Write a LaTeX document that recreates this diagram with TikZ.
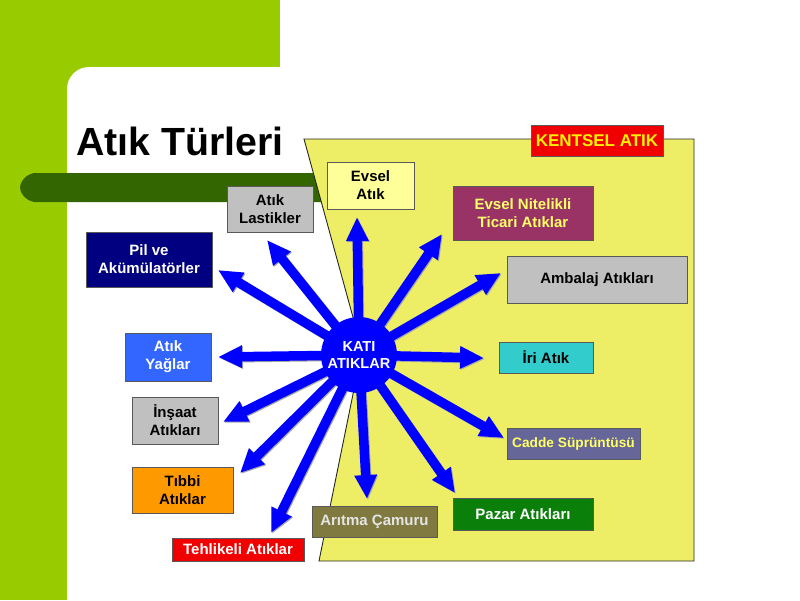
\documentclass[tikz,border=0pt]{standalone}
\usepackage{fontspec}
\setmainfont{Liberation Sans}
\usetikzlibrary{arrows.meta}
\pgfdeclarelayer{bg}
\pgfsetlayers{bg,main}
\definecolor{lightgreen}{HTML}{99CC00}
\definecolor{bargreen}{HTML}{336600}
\definecolor{trapyellow}{HTML}{EEEE66}
\definecolor{arrowblue}{HTML}{0000FF}
\definecolor{cEvsel}{HTML}{FFFF99}
\definecolor{cTicari}{HTML}{993366}
\definecolor{cGray}{HTML}{C0C0C0}
\definecolor{cIri}{HTML}{33CCCC}
\definecolor{cCadde}{HTML}{666699}
\definecolor{cPazar}{HTML}{0A800A}
\definecolor{cAritma}{HTML}{807A40}
\definecolor{cRed}{HTML}{F00000}
\definecolor{cTibbi}{HTML}{FF9900}
\definecolor{cYag}{HTML}{3366FF}
\definecolor{cPil}{HTML}{000080}
\definecolor{txtYellow}{HTML}{FFFF66}
\tikzset{
  box/.style={draw=black!65, line width=0.9pt, inner sep=0pt, align=center,
    font=\bfseries\fontsize{15}{18}\selectfont},
  fat/.style={line width=9.5pt, draw=arrowblue, -{Triangle[length=24pt,width=21pt]}},
  fatshadow/.style={line width=9.5pt, draw=black!35, -{Triangle[length=24pt,width=21pt]},
    transform canvas={shift={(1pt,-1pt)}}},
}
\begin{document}
\begin{tikzpicture}[x=1pt,y=-1pt]
\useasboundingbox (0,0) rectangle (800,600);
% title
\node[anchor=base west, inner sep=0pt, font=\bfseries\fontsize{39.3}{44}\selectfont] (title) at (76,155) {Atık Türleri};
% centre
\node[circle, fill=arrowblue, minimum size=76pt, inner sep=0pt, align=center, text=white,
  font=\bfseries\fontsize{14.5}{17}\selectfont] (kati) at (359,355) {KATI\\ATIKLAR};
% label
\node[box, fill=cRed, text=yellow, minimum width=132pt, minimum height=31pt,
  font=\bfseries\fontsize{17}{20}\selectfont] (kentsel) at (597,140.5) {KENTSEL ATIK};
% boxes
\node[box, fill=cEvsel, minimum width=87pt, minimum height=47pt] (evsel) at (370.5,185.5) {Evsel\\Atık};
\node[box, fill=cTicari, text=txtYellow, minimum width=140pt, minimum height=54pt] (ticari) at (523,213) {Evsel Nitelikli\\Ticari Atıklar};
\node[box, fill=cGray, minimum width=180pt, minimum height=47pt] (ambalaj) at (597,279.5) {Ambalaj Atıkları};
\node[box, fill=cIri, minimum width=94pt, minimum height=31pt] (iri) at (546,357.5) {İri Atık};
\node[box, fill=cCadde, text=txtYellow, minimum width=133pt, minimum height=31pt,
  font=\bfseries\fontsize{13.7}{16}\selectfont] (cadde) at (573.5,443.5) {Cadde Süprüntüsü};
\node[box, fill=cPazar, text=white, minimum width=140pt, minimum height=32pt] (pazar) at (523,514) {Pazar Atıkları};
\node[box, fill=cAritma, text=black!10, minimum width=125pt, minimum height=31pt] (aritma) at (374.5,521.5) {Arıtma Çamuru};
\node[box, fill=cRed, text=white, minimum width=132pt, minimum height=23pt] (tehlikeli) at (238,549.5) {Tehlikeli Atıklar};
\node[box, fill=cTibbi, minimum width=101pt, minimum height=46pt] (tibbi) at (182.5,490) {Tıbbi\\Atıklar};
\node[box, fill=cGray, minimum width=86pt, minimum height=47pt] (insaat) at (175,420.5) {İnşaat\\Atıkları};
\node[box, fill=cYag, text=white, minimum width=86pt, minimum height=48pt] (yaglar) at (168,357) {Atık\\Yağlar};
\node[box, fill=cPil, text=white, minimum width=126pt, minimum height=55pt] (pil) at (149,259.5) {Pil ve\\Akümülatörler};
\node[box, fill=cGray, minimum width=86pt, minimum height=46pt] (lastik) at (270,209) {Atık\\Lastikler};
% arrow tips
\coordinate (tEvsel) at (357,217);
\coordinate (tTicari) at (442,234);
\coordinate (tAmbalaj) at (501,273);
\coordinate (tIri) at (484,358);
\coordinate (tCadde) at (504,438);
\coordinate (tPazar) at (455,493);
\coordinate (tAritma) at (367,499);
\coordinate (tTehlikeli) at (271,533);
\coordinate (tTibbi) at (240,473);
\coordinate (tInsaat) at (223,422);
\coordinate (tYaglar) at (218,357);
\coordinate (tPil) at (218,270);
\coordinate (tLastik) at (267,240);
\begin{pgfonlayer}{bg}
  \fill[lightgreen] (0,0) rectangle (280,600);
  \fill[white, rounded corners=22pt] (67,67) rectangle (840,640);
  \fill[bargreen] (330,173) -- (34,173) .. controls (25,175) and (20,182) .. (20,187.5)
     .. controls (20,193) and (25,200) .. (34,202) -- (330,202) -- cycle;
  \filldraw[fill=trapyellow, draw=black!85, line width=0.9pt]
     (304,139) -- (694,139) -- (694,561) -- (319,561) -- (362,350) -- cycle;
  \foreach \t in {tEvsel,tTicari,tAmbalaj,tIri,tCadde,tPazar,tAritma,tTehlikeli,tTibbi,tInsaat,tYaglar,tPil,tLastik}{
    \draw[fatshadow] (kati.center) -- (\t);
  }
  \foreach \t in {tEvsel,tTicari,tAmbalaj,tIri,tCadde,tPazar,tAritma,tTehlikeli,tTibbi,tInsaat,tYaglar,tPil,tLastik}{
    \draw[fat] (kati.center) -- (\t);
  }
\end{pgfonlayer}
\end{tikzpicture}
\end{document}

Written problem: All of the material above is to be copied exactly, except for its images.

Result below:
Write a LaTeX document that recreates this diagram with TikZ.
\documentclass[tikz,border=0pt]{standalone}
\usepackage{fontspec}
\setmainfont{Liberation Sans}
\usetikzlibrary{arrows.meta}
\pgfdeclarelayer{bg}
\pgfsetlayers{bg,main}
\definecolor{lightgreen}{HTML}{99CC00}
\definecolor{bargreen}{HTML}{336600}
\definecolor{trapyellow}{HTML}{EEEE66}
\definecolor{arrowblue}{HTML}{0000FF}
\definecolor{cEvsel}{HTML}{FFFF99}
\definecolor{cTicari}{HTML}{993366}
\definecolor{cGray}{HTML}{C0C0C0}
\definecolor{cIri}{HTML}{33CCCC}
\definecolor{cCadde}{HTML}{666699}
\definecolor{cPazar}{HTML}{0A800A}
\definecolor{cAritma}{HTML}{807A40}
\definecolor{cRed}{HTML}{F00000}
\definecolor{cTibbi}{HTML}{FF9900}
\definecolor{cYag}{HTML}{3366FF}
\definecolor{cPil}{HTML}{000080}
\definecolor{txtYellow}{HTML}{FFFF66}
\tikzset{
  box/.style={draw=black!65, line width=0.9pt, inner sep=0pt, align=center,
    font=\bfseries\fontsize{15}{18}\selectfont},
  fat/.style={line width=9.5pt, draw=arrowblue, -{Triangle[length=24pt,width=21pt]}},
  fatshadow/.style={line width=9.5pt, draw=black!35, -{Triangle[length=24pt,width=21pt]},
    transform canvas={shift={(1pt,-1pt)}}},
}
\begin{document}
\begin{tikzpicture}[x=1pt,y=-1pt]
\useasboundingbox (0,0) rectangle (800,600);
% title
\node[anchor=base west, inner sep=0pt, font=\bfseries\fontsize{39.3}{44}\selectfont] (title) at (76,155) {Atık Türleri};
% centre
\node[circle, fill=arrowblue, minimum size=76pt, inner sep=0pt, align=center, text=white,
  font=\bfseries\fontsize{14.5}{17}\selectfont] (kati) at (359,355) {KATI\\ATIKLAR};
% label
\node[box, fill=cRed, text=yellow, minimum width=132pt, minimum height=31pt,
  font=\bfseries\fontsize{17}{20}\selectfont] (kentsel) at (597,140.5) {KENTSEL ATIK};
% boxes
\node[box, fill=cEvsel, minimum width=87pt, minimum height=47pt] (evsel) at (370.5,185.5) {Evsel\\Atık};
\node[box, fill=cTicari, text=txtYellow, minimum width=140pt, minimum height=54pt] (ticari) at (523,213) {Evsel Nitelikli\\Ticari Atıklar};
\node[box, fill=cGray, minimum width=180pt, minimum height=47pt] (ambalaj) at (597,279.5) {Ambalaj Atıkları};
\node[box, fill=cIri, minimum width=94pt, minimum height=31pt] (iri) at (546,357.5) {İri Atık};
\node[box, fill=cCadde, text=txtYellow, minimum width=133pt, minimum height=31pt,
  font=\bfseries\fontsize{13.7}{16}\selectfont] (cadde) at (573.5,443.5) {Cadde Süprüntüsü};
\node[box, fill=cPazar, text=white, minimum width=140pt, minimum height=32pt] (pazar) at (523,514) {Pazar Atıkları};
\node[box, fill=cAritma, text=black!10, minimum width=125pt, minimum height=31pt] (aritma) at (374.5,521.5) {Arıtma Çamuru};
\node[box, fill=cRed, text=white, minimum width=132pt, minimum height=23pt] (tehlikeli) at (238,549.5) {Tehlikeli Atıklar};
\node[box, fill=cTibbi, minimum width=101pt, minimum height=46pt] (tibbi) at (182.5,490) {Tıbbi\\Atıklar};
\node[box, fill=cGray, minimum width=86pt, minimum height=47pt] (insaat) at (175,420.5) {İnşaat\\Atıkları};
\node[box, fill=cYag, text=white, minimum width=86pt, minimum height=48pt] (yaglar) at (168,357) {Atık\\Yağlar};
\node[box, fill=cPil, text=white, minimum width=126pt, minimum height=55pt] (pil) at (149,259.5) {Pil ve\\Akümülatörler};
\node[box, fill=cGray, minimum width=86pt, minimum height=46pt] (lastik) at (270,209) {Atık\\Lastikler};
% arrow tips
\coordinate (tEvsel) at (357,217);
\coordinate (tTicari) at (442,234);
\coordinate (tAmbalaj) at (501,273);
\coordinate (tIri) at (484,358);
\coordinate (tCadde) at (504,438);
\coordinate (tPazar) at (455,493);
\coordinate (tAritma) at (367,499);
\coordinate (tTehlikeli) at (271,533);
\coordinate (tTibbi) at (240,473);
\coordinate (tInsaat) at (223,422);
\coordinate (tYaglar) at (218,357);
\coordinate (tPil) at (218,270);
\coordinate (tLastik) at (267,240);
\begin{pgfonlayer}{bg}
  \fill[lightgreen] (0,0) rectangle (280,600);
  \fill[white, rounded corners=22pt] (67,67) rectangle (840,640);
  \fill[bargreen] (330,173) -- (34,173) .. controls (25,175) and (20,182) .. (20,187.5)
     .. controls (20,193) and (25,200) .. (34,202) -- (330,202) -- cycle;
  \filldraw[fill=trapyellow, draw=black!85, line width=0.9pt]
     (304,139) -- (694,139) -- (694,561) -- (319,561) -- (362,350) -- cycle;
  \foreach \t in {tEvsel,tTicari,tAmbalaj,tIri,tCadde,tPazar,tAritma,tTehlikeli,tTibbi,tInsaat,tYaglar,tPil,tLastik}{
    \draw[fatshadow] (kati.center) -- (\t);
  }
  \foreach \t in {tEvsel,tTicari,tAmbalaj,tIri,tCadde,tPazar,tAritma,tTehlikeli,tTibbi,tInsaat,tYaglar,tPil,tLastik}{
    \draw[fat] (kati.center) -- (\t);
  }
\end{pgfonlayer}
\end{tikzpicture}
\end{document}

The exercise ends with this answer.